-- START Information supplied --

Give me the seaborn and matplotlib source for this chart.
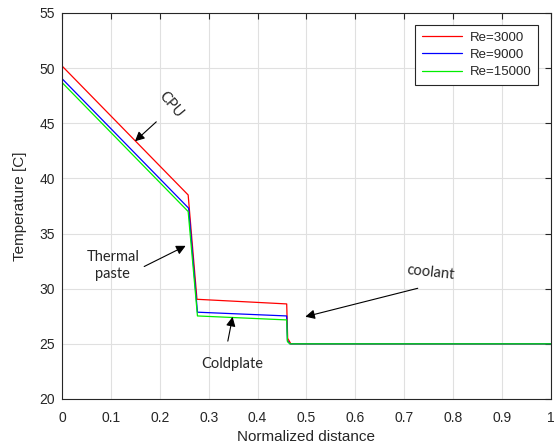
import numpy as np
import pandas as pd
import matplotlib
matplotlib.use("Agg")
import matplotlib.pyplot as plt
import seaborn as sns

# Data
x_re3000 = [0.0, 0.258, 0.276, 0.4595, 0.4615, 0.468, 1.0]
t_re3000 = [50.2, 38.5, 29.04, 28.62, 25.5, 25.0, 25.0]
x_re9000 = [0.0, 0.259, 0.277, 0.4595, 0.461, 0.466, 1.0]
t_re9000 = [49.05, 37.3, 27.87, 27.53, 25.3, 25.0, 25.0]
x_re15000 = [0.0, 0.258, 0.277, 0.4595, 0.461, 0.466, 1.0]
t_re15000 = [48.7, 37.0, 27.53, 27.17, 25.2, 25.0, 25.0]
series_labels = ["Re=3000", "Re=9000", "Re=15000"]
series_colors = ["#ff0000", "#0000ff", "#00ee00"]

xticks = [0, 0.1, 0.2, 0.3, 0.4, 0.5, 0.6, 0.7, 0.8, 0.9, 1]
xticklabels = ["0", "0.1", "0.2", "0.3", "0.4", "0.5", "0.6", "0.7", "0.8", "0.9", "1"]
yticks = [20, 25, 30, 35, 40, 45, 50, 55]

frames = []
for lab, xs, ts in zip(series_labels, [x_re3000, x_re9000, x_re15000],
                       [t_re3000, t_re9000, t_re15000]):
    frames.append(pd.DataFrame({"x": xs, "T": ts, "series": lab, "order": range(len(xs))}))
df = pd.concat(frames, ignore_index=True)

sns.set_style("whitegrid")
plt.rcParams['font.family'] = ['Liberation Sans', 'DejaVu Sans']

fig = plt.figure(figsize=(5.55, 4.45), dpi=100)
ax = fig.add_axes([0.1117, 0.1034, 0.8811, 0.8674])

sns.lineplot(data=df, x="x", y="T", hue="series", hue_order=series_labels,
             palette=series_colors, estimator=None, sort=False, units="series",
             linewidth=0.9, ax=ax)

ax.set_xlim(0, 1)
ax.set_ylim(20, 55)
ax.set_xticks(xticks)
ax.set_xticklabels(xticklabels)
ax.set_yticks(yticks)
ax.set_xlabel("Normalized distance", fontsize=11, color="#262626", labelpad=3.5)
ax.set_ylabel("Temperature [C]", fontsize=11, color="#262626", labelpad=9)
ax.tick_params(axis="both", direction="in", length=4, width=0.8, labelsize=10,
               colors="#262626", top=True, right=True)
ax.tick_params(axis="x", pad=9)
ax.tick_params(axis="y", pad=5)
ax.grid(True, color="#e0e0e0", linewidth=0.8)
for sp in ax.spines.values():
    sp.set_color("#262626")
    sp.set_linewidth(0.8)

leg = ax.legend(loc="upper right", fontsize=9.5, frameon=True, fancybox=False,
                edgecolor="#262626", framealpha=1, borderpad=0.5, labelspacing=0.38,
                handlelength=3.0, handletextpad=0.6, borderaxespad=0,
                bbox_to_anchor=(0.973, 0.969))
leg.get_frame().set_linewidth(0.8)
for h in leg.get_lines():
    h.set_linewidth(0.9)

afont = ['Lato', 'DejaVu Sans']
arrowprops = dict(arrowstyle="-|>", color="black", lw=0.8, mutation_scale=14)

ax.annotate("", xy=(0.145, 43.2), xytext=(0.197, 45.3), arrowprops=arrowprops)
ax.text(0.222, 46.7, "CPU", rotation=-50, ha="center", va="center", fontsize=10.5, family=afont)

ax.annotate("", xy=(0.258, 34.0), xytext=(0.163, 31.9), arrowprops=arrowprops)
ax.text(0.104, 32.1, "Thermal\npaste", ha="center", va="center", fontsize=10.5,
        family=afont, linespacing=1.3)

ax.annotate("", xy=(0.492, 27.4), xytext=(0.733, 30.1), arrowprops=arrowprops)
ax.text(0.753, 31.5, "coolant", rotation=-6, ha="center", va="center", fontsize=10.5, family=afont)

ax.annotate("", xy=(0.350, 27.7), xytext=(0.338, 25.0), arrowprops=arrowprops)
ax.text(0.348, 23.2, "Coldplate", ha="center", va="center", fontsize=10.5, family=afont)

fig.savefig("out.png", dpi=100)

-- END Information supplied --

Omit each picture, then return all of the listing exactly as it stands.

Give me the seaborn and matplotlib source for this chart.
import numpy as np
import pandas as pd
import matplotlib
matplotlib.use("Agg")
import matplotlib.pyplot as plt
import seaborn as sns

# Data
x_re3000 = [0.0, 0.258, 0.276, 0.4595, 0.4615, 0.468, 1.0]
t_re3000 = [50.2, 38.5, 29.04, 28.62, 25.5, 25.0, 25.0]
x_re9000 = [0.0, 0.259, 0.277, 0.4595, 0.461, 0.466, 1.0]
t_re9000 = [49.05, 37.3, 27.87, 27.53, 25.3, 25.0, 25.0]
x_re15000 = [0.0, 0.258, 0.277, 0.4595, 0.461, 0.466, 1.0]
t_re15000 = [48.7, 37.0, 27.53, 27.17, 25.2, 25.0, 25.0]
series_labels = ["Re=3000", "Re=9000", "Re=15000"]
series_colors = ["#ff0000", "#0000ff", "#00ee00"]

xticks = [0, 0.1, 0.2, 0.3, 0.4, 0.5, 0.6, 0.7, 0.8, 0.9, 1]
xticklabels = ["0", "0.1", "0.2", "0.3", "0.4", "0.5", "0.6", "0.7", "0.8", "0.9", "1"]
yticks = [20, 25, 30, 35, 40, 45, 50, 55]

frames = []
for lab, xs, ts in zip(series_labels, [x_re3000, x_re9000, x_re15000],
                       [t_re3000, t_re9000, t_re15000]):
    frames.append(pd.DataFrame({"x": xs, "T": ts, "series": lab, "order": range(len(xs))}))
df = pd.concat(frames, ignore_index=True)

sns.set_style("whitegrid")
plt.rcParams['font.family'] = ['Liberation Sans', 'DejaVu Sans']

fig = plt.figure(figsize=(5.55, 4.45), dpi=100)
ax = fig.add_axes([0.1117, 0.1034, 0.8811, 0.8674])

sns.lineplot(data=df, x="x", y="T", hue="series", hue_order=series_labels,
             palette=series_colors, estimator=None, sort=False, units="series",
             linewidth=0.9, ax=ax)

ax.set_xlim(0, 1)
ax.set_ylim(20, 55)
ax.set_xticks(xticks)
ax.set_xticklabels(xticklabels)
ax.set_yticks(yticks)
ax.set_xlabel("Normalized distance", fontsize=11, color="#262626", labelpad=3.5)
ax.set_ylabel("Temperature [C]", fontsize=11, color="#262626", labelpad=9)
ax.tick_params(axis="both", direction="in", length=4, width=0.8, labelsize=10,
               colors="#262626", top=True, right=True)
ax.tick_params(axis="x", pad=9)
ax.tick_params(axis="y", pad=5)
ax.grid(True, color="#e0e0e0", linewidth=0.8)
for sp in ax.spines.values():
    sp.set_color("#262626")
    sp.set_linewidth(0.8)

leg = ax.legend(loc="upper right", fontsize=9.5, frameon=True, fancybox=False,
                edgecolor="#262626", framealpha=1, borderpad=0.5, labelspacing=0.38,
                handlelength=3.0, handletextpad=0.6, borderaxespad=0,
                bbox_to_anchor=(0.973, 0.969))
leg.get_frame().set_linewidth(0.8)
for h in leg.get_lines():
    h.set_linewidth(0.9)

afont = ['Lato', 'DejaVu Sans']
arrowprops = dict(arrowstyle="-|>", color="black", lw=0.8, mutation_scale=14)

ax.annotate("", xy=(0.145, 43.2), xytext=(0.197, 45.3), arrowprops=arrowprops)
ax.text(0.222, 46.7, "CPU", rotation=-50, ha="center", va="center", fontsize=10.5, family=afont)

ax.annotate("", xy=(0.258, 34.0), xytext=(0.163, 31.9), arrowprops=arrowprops)
ax.text(0.104, 32.1, "Thermal\npaste", ha="center", va="center", fontsize=10.5,
        family=afont, linespacing=1.3)

ax.annotate("", xy=(0.492, 27.4), xytext=(0.733, 30.1), arrowprops=arrowprops)
ax.text(0.753, 31.5, "coolant", rotation=-6, ha="center", va="center", fontsize=10.5, family=afont)

ax.annotate("", xy=(0.350, 27.7), xytext=(0.338, 25.0), arrowprops=arrowprops)
ax.text(0.348, 23.2, "Coldplate", ha="center", va="center", fontsize=10.5, family=afont)

fig.savefig("out.png", dpi=100)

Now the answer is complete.